We’re not talking about the World Cup here, people. We’re talking about a friendly. A scrimmage. A game that holds little to no relevance to anything important in the soccer sphere.  Basically, Capello missed one of the most important days in his and his son’s life for a practice.

Pierfilippo, Capello’s 36-year-old son, married his long-time girlfriend and baby mama during a ceremony in Milan while his father watched Frank Lampard score the lone goal of the game in front of 87,000 fans. The more the merrier, I suppose. And although Spain was the defending World Cup champion, and although the English (I assume) love nothing more than a smashing game of football and a nice cup of tea, it still shouldn’t be more exciting than your own son’s wedding.
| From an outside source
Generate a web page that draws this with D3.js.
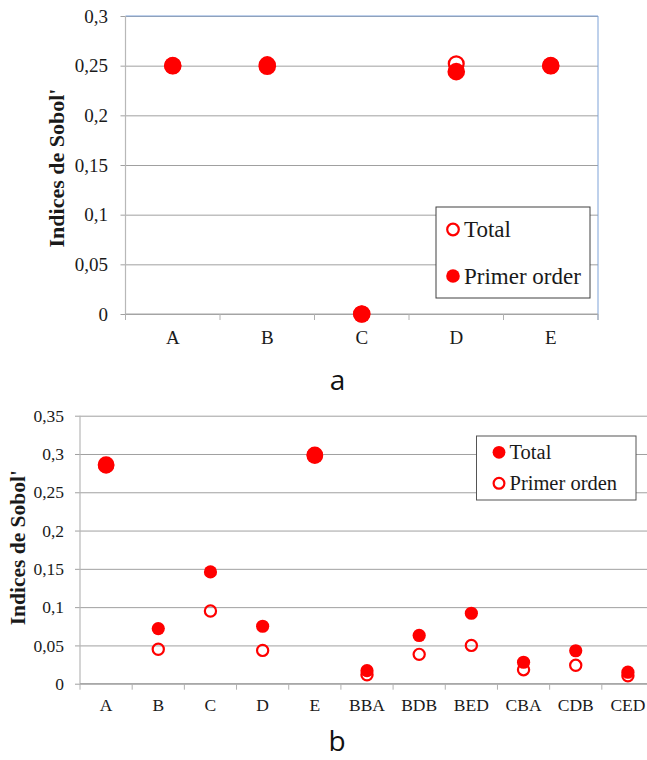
<!DOCTYPE html>
<html>
<head>
<meta charset="utf-8">
<script src="https://cdn.jsdelivr.net/npm/d3@7"></script>
<style>
  html, body { margin: 0; padding: 0; background: #fff; }
  svg { display: block; }
</style>
</head>
<body>
<svg id="fig" width="647" height="760"></svg>
<script>
// Panel a: five factors
const catsA = ["A", "B", "C", "D", "E"];
const totalA = [0.25, 0.251, 0, 0.252, 0.25];
const primerA = [0.25, 0.2495, 0, 0.244, 0.25];
const yTicksA = [0, 0.05, 0.1, 0.15, 0.2, 0.25, 0.3];
const yTickLabelsA = ["0", "0,05", "0,1", "0,15", "0,2", "0,25", "0,3"];
const legendA = ["Total", "Primer order"];

// Panel b: factors and their interactions
const catsB = ["A", "B", "C", "D", "E", "BBA", "BDB", "BED", "CBA", "CDB", "CED"];
const totalB = [0.286, 0.072, 0.146, 0.075, 0.298, 0.017, 0.063, 0.092, 0.028, 0.043, 0.015];
const primerB = [0.285, 0.045, 0.095, 0.0435, 0.299, 0.0117, 0.0383, 0.05, 0.0183, 0.024, 0.0104];
const yTicksB = [0, 0.05, 0.1, 0.15, 0.2, 0.25, 0.3, 0.35];
const yTickLabelsB = ["0", "0,05", "0,1", "0,15", "0,2", "0,25", "0,3", "0,35"];
const legendB = ["Total", "Primer orden"];

const yTitle = "Indices de Sobol'";
const RED = "#ff0000";
const SERIF = "'Liberation Serif', 'Times New Roman', Times, serif";
const svg = d3.select("#fig");

function serif(sel, size) {
  return sel.style("font-family", SERIF).style("font-size", size + "px").attr("fill", "#1a1a1a");
}

function panel(o) {
  const g = svg.append("g");
  const x = d3.scaleBand().domain(o.cats).range([o.left, o.right]);
  const y = d3.scaleLinear().domain(o.yDomain).range([o.bottom, o.top]);

  // horizontal gridlines + value labels
  const ya = g.append("g").attr("transform", `translate(${o.left},0)`)
    .call(d3.axisLeft(y).tickValues(o.yTicks)
      .tickFormat((d, i) => o.yLabels[i])
      .tickSizeInner(-(o.gridRight - o.left)).tickSizeOuter(0).tickPadding(o.yPad));
  ya.select(".domain").remove();
  ya.selectAll(".tick line").attr("x1", -5).attr("stroke", "#a0a0a0").attr("stroke-width", 1);
  serif(ya.selectAll(".tick text"), o.tickFont);

  // plot frame
  if (o.frame) {
    g.append("line").attr("x1", o.left).attr("x2", o.right).attr("y1", y(o.yDomain[1])).attr("y2", y(o.yDomain[1]))
      .attr("stroke", "#7ea3d8").attr("stroke-width", 1);
    g.append("line").attr("x1", o.right).attr("x2", o.right).attr("y1", y(o.yDomain[1])).attr("y2", y(0) + 6)
      .attr("stroke", "#7ea3d8").attr("stroke-width", 1);
  }
  g.append("line").attr("x1", o.left).attr("x2", o.left).attr("y1", y(o.yDomain[1])).attr("y2", y(0))
    .attr("stroke", "#b8b8b8").attr("stroke-width", 1.2);

  // category axis
  const xa = g.append("g").attr("transform", `translate(0,${y(0)})`)
    .call(d3.axisBottom(x).tickSize(0).tickPadding(o.xPad));
  xa.select(".domain").remove();
  serif(xa.selectAll(".tick text"), o.tickFont);
  g.append("line").attr("x1", o.left).attr("x2", Math.min(o.right, 647)).attr("y1", y(0)).attr("y2", y(0))
    .attr("stroke", "#a8a8a8").attr("stroke-width", 1.2);
  const bounds = o.cats.map(c => x(c)).concat([o.right]);
  g.selectAll(".btick").data(bounds).join("line")
    .attr("x1", d => d).attr("x2", d => d).attr("y1", y(0)).attr("y2", y(0) + 6)
    .attr("stroke", "#b0b0b0").attr("stroke-width", 1);

  // axis title
  serif(g.append("text"), o.titleFont)
    .attr("transform", `translate(${o.titleX},${(y(o.yDomain[1]) + y(0)) / 2 + o.titleShift}) rotate(-90)`)
    .attr("text-anchor", "middle").style("font-weight", "bold")
    .text(yTitle);

  // markers: each series in drawing order
  o.series.forEach(s => {
    g.selectAll(null).data(o.cats.map((c, i) => ({ c, v: s.values[i] }))).join("circle")
      .attr("cx", d => x(d.c) + x.bandwidth() / 2)
      .attr("cy", d => y(d.v))
      .attr("r", d => (s.filled ? o.rFill : o.rOpen) * (o.big && o.big.includes(d.c) ? o.bigScale : 1))
      .attr("fill", s.filled ? RED : "none")
      .attr("stroke", s.filled ? "none" : RED)
      .attr("stroke-width", s.filled ? 0 : o.openStroke);
  });

  // legend
  const L = o.legend;
  g.append("rect").attr("x", L.x).attr("y", L.y).attr("width", L.w).attr("height", L.h)
    .attr("fill", "#fff").attr("stroke", L.stroke).attr("stroke-width", 1);
  L.items.forEach((it, i) => {
    const cy = L.rowY[i];
    g.append("circle").attr("cx", L.mx).attr("cy", cy)
      .attr("r", it.filled ? L.rFill : L.rOpen)
      .attr("fill", it.filled ? RED : "#fff")
      .attr("stroke", it.filled ? "none" : RED).attr("stroke-width", it.filled ? 0 : 2.2);
    serif(g.append("text"), L.font).attr("x", L.tx).attr("y", cy).attr("dy", "0.33em").text(it.label);
  });

  // panel caption
  svg.append("text").attr("x", o.capX).attr("y", o.capY).attr("text-anchor", "middle")
    .style("font-family", "'Open Sans', 'Noto Sans', sans-serif").style("font-size", "28px")
    .attr("fill", "#111").text(o.caption);
}

panel({
  cats: catsA, yDomain: [0, 0.3], yTicks: yTicksA, yLabels: yTickLabelsA,
  left: 125.5, right: 598, top: 16, bottom: 314, gridRight: 598,
  yPad: 17.5, xPad: 16.5, tickFont: 19, frame: true,
  titleX: 64, titleShift: 3, titleFont: 22,
  rFill: 8.8, rOpen: 7.4, openStroke: 2.3,
  series: [{ values: totalA, filled: false }, { values: primerA, filled: true }],
  legend: {
    x: 436, y: 207, w: 154, h: 91, stroke: "#404040", mx: 453, tx: 464, rowY: [229.5, 276],
    rFill: 6.8, rOpen: 5.8, font: 23,
    items: [{ label: legendA[0], filled: false }, { label: legendA[1], filled: true }]
  },
  caption: "a", capX: 337.5, capY: 390
});

panel({
  cats: catsB, yDomain: [0, 0.35], yTicks: yTicksB, yLabels: yTickLabelsB,
  left: 80, right: 654, top: 415.7, bottom: 683.7, gridRight: 654,
  yPad: 16, xPad: 14.8, tickFont: 17.5, frame: false,
  titleX: 25, titleShift: -2, titleFont: 21.5,
  rFill: 6.6, rOpen: 5.6, openStroke: 2.2, big: ["A", "E"], bigScale: 1.27,
  series: [{ values: totalB, filled: true }, { values: primerB, filled: false }],
  legend: {
    x: 476.5, y: 436, w: 159.5, h: 64, stroke: "#555", mx: 499, tx: 509.5, rowY: [452.3, 483.3],
    rFill: 6.4, rOpen: 5.4, font: 20.5,
    items: [{ label: legendB[0], filled: true }, { label: legendB[1], filled: false }]
  },
  caption: "b", capX: 337, capY: 751
});
</script>
</body>
</html>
Don’t be so hasty to turn in your ballots, folks: Capello is in the running for Worst Dad of the Year, along with Arnold Schwarzenegger, Jack Nicholson in “The Shining,” Balloon Boy’s dad and every father who puts his kid on a leash. And while poor Pierfilippo said it wasn’t a problem that his father was missing the big day and that the whole family actually found it a little funny, I wouldn’t expect him to say anything else. Capello is already hated by the British press for not being British, so condemning him might give the Green Street Hooligans the green light to finally bash the man’s head in, or whatever it is that soccer hooligans are up to these days.

Perhaps what is most irritating is that Capello had the power to avoid this conflict altogether. When Spain insisted that the game be moved from Friday to Saturday to give the Spanish more rest after a Copa del Rey game in Barcelona, Capello didn’t even mention the wedding. Could they not have moved the friendly to Sunday? And if not, couldn’t someone else have managed just fine?

Maybe not, though. Maybe I’m wrong. Maybe the English need Capello more than they’ll ever know, and maybe Capello needs them just as much (cue dramatic music). But sometimes, when you love someone, you have to let them go to their son’s wedding. Even that guy who does the manual scoreboard at Fenway missed a game to walk his daughter down the aisle. So, is Capello worse than the leash parents? At least those people keep an eye on their kids.